Return precisely the span of lines from the top of the material below to the line containing "0.10, 0.20, 0.28]", both included. Pictures are excluded.

--- start ---

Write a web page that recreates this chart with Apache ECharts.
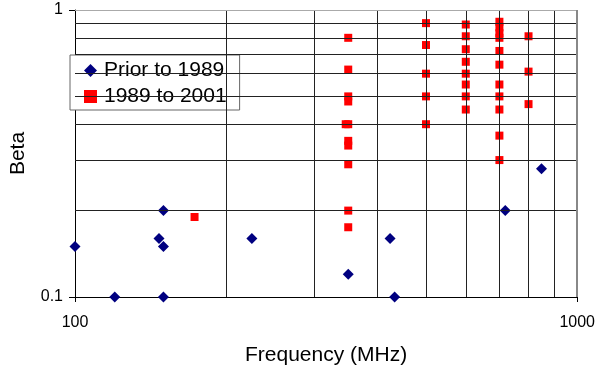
<!DOCTYPE html>
<html>
<head>
<meta charset="utf-8">
<script src="https://cdn.jsdelivr.net/npm/echarts@6/dist/echarts.min.js"></script>
<style>
  html, body { margin: 0; padding: 0; background: #fff; }
  #chart { width: 598px; height: 371px; }
</style>
</head>
<body>
<div id="chart"></div>
<script>
// values
const priorFreq = [100, 120, 147, 150, 150, 150, 225, 350, 424, 433, 719, 849]
const priorBeta = [0.15, 0.10, 0.16, 0.20, 0.15, 0.10, 0.16, 0.12, 0.16, 0.10, 0.20, 0.28]

const recentFreq = [
  173,
  350, 350, 350, 350, 346, 350, 350, 350, 350, 350, 350,
  500, 500, 500, 500, 500,
  600, 600, 600, 600, 600, 600, 600, 600,
  700, 700, 700, 700, 700, 700, 700, 700, 700, 700, 700,
  800, 800, 800,
]
const recentBeta = [
  0.19,
  0.80, 0.62, 0.50, 0.48, 0.40, 0.40, 0.35, 0.337, 0.29, 0.20, 0.175,
  0.90, 0.755, 0.60, 0.50, 0.40,
  0.89, 0.81, 0.73, 0.66, 0.60, 0.55, 0.50, 0.45,
  0.91, 0.87, 0.83, 0.80, 0.72, 0.645, 0.55, 0.50, 0.45, 0.365, 0.30,
  0.81, 0.61, 0.47,
]

const freqGrid = [200, 300, 400, 500, 600, 700, 800, 900]
const betaGrid = [0.2, 0.3, 0.4, 0.5, 0.6, 0.7, 0.8, 0.9]

const font = 'Liberation Sans, Arial, sans-serif'
const chart = echarts.init(document.getElementById('chart'))

const gridLines = [
  ...freqGrid.map(v => ({ xAxis: v })),
  ...betaGrid.map(v => ({ yAxis: v })),
  { yAxis: 1, lineStyle: { color: '#aaa', width: 1 } },
  { xAxis: 1000, lineStyle: { color: '#888', width: 2 } },
]

const labelText = v => String(+Number(v).toPrecision(6))

chart.setOption({
  animation: false,
  textStyle: { fontFamily: font },
  grid: { left: 74, right: 19, top: 10, bottom: 74 },
  legend: {
    orient: 'vertical',
    left: 70,
    top: 55,
    padding: [5, 13, 3, 14],
    itemGap: 5,
    itemWidth: 13,
    itemHeight: 13,
    backgroundColor: '#fff',
    borderColor: '#666',
    borderWidth: 1,
    textStyle: { fontSize: 21, lineHeight: 21, color: '#000', fontFamily: font, padding: [0, 0, 0, 2] },
    data: [
      { name: 'Prior to 1989', icon: 'diamond' },
      { name: '1989 to 2001', icon: 'rect' },
    ],
  },
  xAxis: {
    type: 'log',
    logBase: 10,
    min: 100,
    max: 1000,
    name: 'Frequency (MHz)',
    nameLocation: 'middle',
    nameGap: 48,
    nameTextStyle: { fontSize: 21, color: '#000' },
    axisLine: { lineStyle: { color: '#000', width: 1 } },
    axisTick: { length: 5, lineStyle: { color: '#000' } },
    axisLabel: { fontSize: 16, color: '#000', margin: 18, formatter: labelText },
    splitLine: { show: false },
  },
  yAxis: {
    type: 'log',
    logBase: 10,
    min: 0.1,
    max: 1,
    name: 'Beta',
    nameLocation: 'middle',
    nameRotate: 90,
    nameGap: 46,
    nameTextStyle: { fontSize: 21, color: '#000' },
    axisLine: { lineStyle: { color: '#000', width: 1 } },
    axisTick: { length: 6, lineStyle: { color: '#000' } },
    axisLabel: { fontSize: 16, color: '#000', margin: 12, formatter: labelText },
    splitLine: { show: false },
  },
  series: [
    {
      type: 'scatter',
      name: 'grid',
      data: [],
      silent: true,
      z: 1,
      markLine: {
        silent: true,
        symbol: 'none',
        label: { show: false },
        lineStyle: { color: '#222', width: 1, type: 'solid' },
        data: gridLines,
      },
    },
    {
      type: 'scatter',
      name: 'Prior to 1989',
      symbol: 'diamond',
      symbolSize: 11,
      z: 3,
      itemStyle: { color: '#000080', opacity: 1 },
      data: priorFreq.map((f, i) => [f, priorBeta[i]]),
    },
    {
      type: 'scatter',
      name: '1989 to 2001',
      symbol: 'rect',
      symbolSize: 8,
      z: 3,
      itemStyle: { color: '#ff0000', opacity: 1 },
      data: recentFreq.map((f, i) => [f, recentBeta[i]]),
    },
  ],
})
</script>
</body>
</html>
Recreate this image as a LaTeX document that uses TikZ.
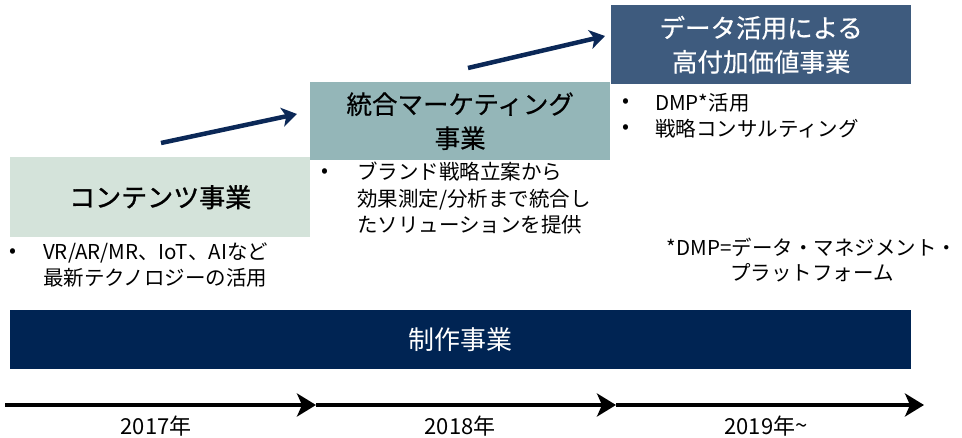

--- end ---

• **Expected output**:
Write a web page that recreates this chart with Apache ECharts.
<!DOCTYPE html>
<html>
<head>
<meta charset="utf-8">
<script src="https://cdn.jsdelivr.net/npm/echarts@6/dist/echarts.min.js"></script>
<style>
  html, body { margin: 0; padding: 0; background: #fff; }
  #chart { width: 598px; height: 371px; }
</style>
</head>
<body>
<div id="chart"></div>
<script>
// values
const priorFreq = [100, 120, 147, 150, 150, 150, 225, 350, 424, 433, 719, 849]
const priorBeta = [0.15, 0.10, 0.16, 0.20, 0.15, 0.10, 0.16, 0.12, 0.16, 0.10, 0.20, 0.28]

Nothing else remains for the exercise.